The Uno Line (宇野線, Uno-sen) is a Japanese railway line which connects Okayama Station in Okayama to Uno Station in Tamano, both in Okayama Prefecture. It is owned and run by the West Japan Railway Company (JR West). It is also referred to as the Uno-Port Line (宇野みなと線, Uno-minato-sen).

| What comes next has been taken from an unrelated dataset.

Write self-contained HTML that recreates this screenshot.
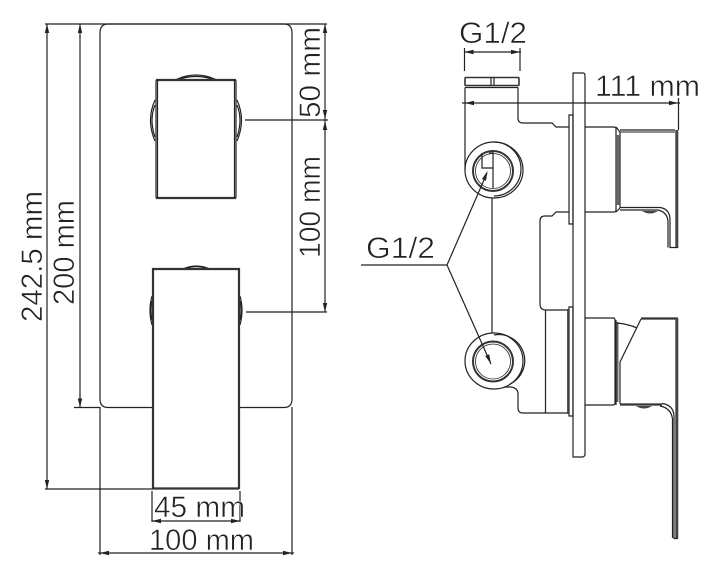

Part of the line, between Okayama Station and Chayamachi Station, is known as the Seto-Ōhashi Line.

==Stations==
- L: Limited express Shiokaze, Nanpū, Sunrise Seto, and Uzushio
- M: Rapid Marine Liner

All trains stop at stations marked "●" and pass stations marked "｜".
Some trains stop at "▲", and a few trains stop at "△"
Goes another route at "=".

| No. | Name |  | Distance (km) | L | M | Connections | Location |  |
| L01 | Okayama | 岡山 | 0.0 | ● | ● | Sanyo Shinkansen; Kibi Line (Momotaro Line); Sanyo Main Line; Tsuyama Line; Okayama Electric Tramway ■ Higashiyama Line/■ Seikibashi Line (at Okayama-Ekimae); | Kita-ku, Okayama | Okayama |
| L02 | Ōmoto | 大元 | 2.5 | ｜ | △ |  |
| L03 | Bizen-Nishiichi | 備前西市 | 4.5 | ｜ | △ |  | Minami-ku, Okayama |
| L04 | Senoo | 妹尾 | 8.3 | ｜ | ▲ |  |
| L05 | Bitchū-Mishima | 備中箕島 | 10.2 | ｜ | ｜ |  |
| L06 | Hayashima | 早島 | 11.9 | ｜ | ▲ |  | Hayashima |
| L07 | Kuguhara | 久々原 | 13.2 | ｜ | ｜ |
| L08 | Chayamachi | 茶屋町 | 14.9 | ｜ | ● | Honshi-Bisan Line (Seto-Ōhashi Line) | Kurashiki |
| L09 | Hikosaki | 彦崎 | 18.1 | = | = |  | Minami-ku, Okayama |
| L10 | Bizen-Kataoka | 備前片岡 | 20.9 | = | = |  |
| L11 | Hazakawa | 迫川 | 22.8 | = | = |  |
| L12 | Tsuneyama | 常山 | 24.1 | = | = |  | Tamano |
| L13 | Hachihama | 八浜 | 26.6 | = | = |  |
| L14 | Bizen-Tai | 備前田井 | 30.3 | = | = |  |
| L15 | Uno | 宇野 | 32.8 | = | = |  |

==Rolling stock==

| Class | Image | Type | Top speed (km/h) | Routes operated |
|---|---|---|---|---|
| JR Shikoku 2700 series |  | Diesel multiple unit | 130 | Limited express Nanpū (Okayama - Kōchi) Limited express Uzushio (Okayama - Tokushima) |
| JR Shikoku 8600 series |  | Electric multiple unit | 130 | Limited express Shiokaze (Okayama - Matsuyama, Uwajima) |
| JR Shikoku 8000 series |  | Electric multiple unit | 130 | Limited express Shiokaze (Okayama - Matsuyama, Uwajima) |
| JR Shikoku 2000/N2000 series |  | Diesel multiple unit | 120-130 | Limited express Nanpū (Okayama - Kōchi) |
| JR West/JR Central 285 series |  | Electric multiple unit | 130 | Limited express Sunrise Seto (Tokyo - Takamatsu) |
| JR West 223-5000 series, JR Shikoku 5000 series |  | Electric multiple unit | 130 | Rapid Marine Liner (Okayama - Takamatsu) |
| JR West 213 series |  | Electric multiple unit | 110 | Okayama - Uno, Kojima |
| JR West 115 series |  | Electric multiple unit | 110 | Okayama - Uno, Kojima |
| JR West 227-500 series |  | Electric multiple unit | 110 | Okayama - Uno, Kojima |

==History==
The entire line opened on 12 June 1910, and until the opening of the Seto Ohashi Bridge in 1988, was the main railway connection to Shikoku (via the Takamatsu ferry). With the privatization of JNR on 1 April 1987, the line came under the control of JR West.

From the start of the 26 March 2016 timetable revision, the line was branded the Uno Port Line (宇野みなと線, Uno-minato-sen).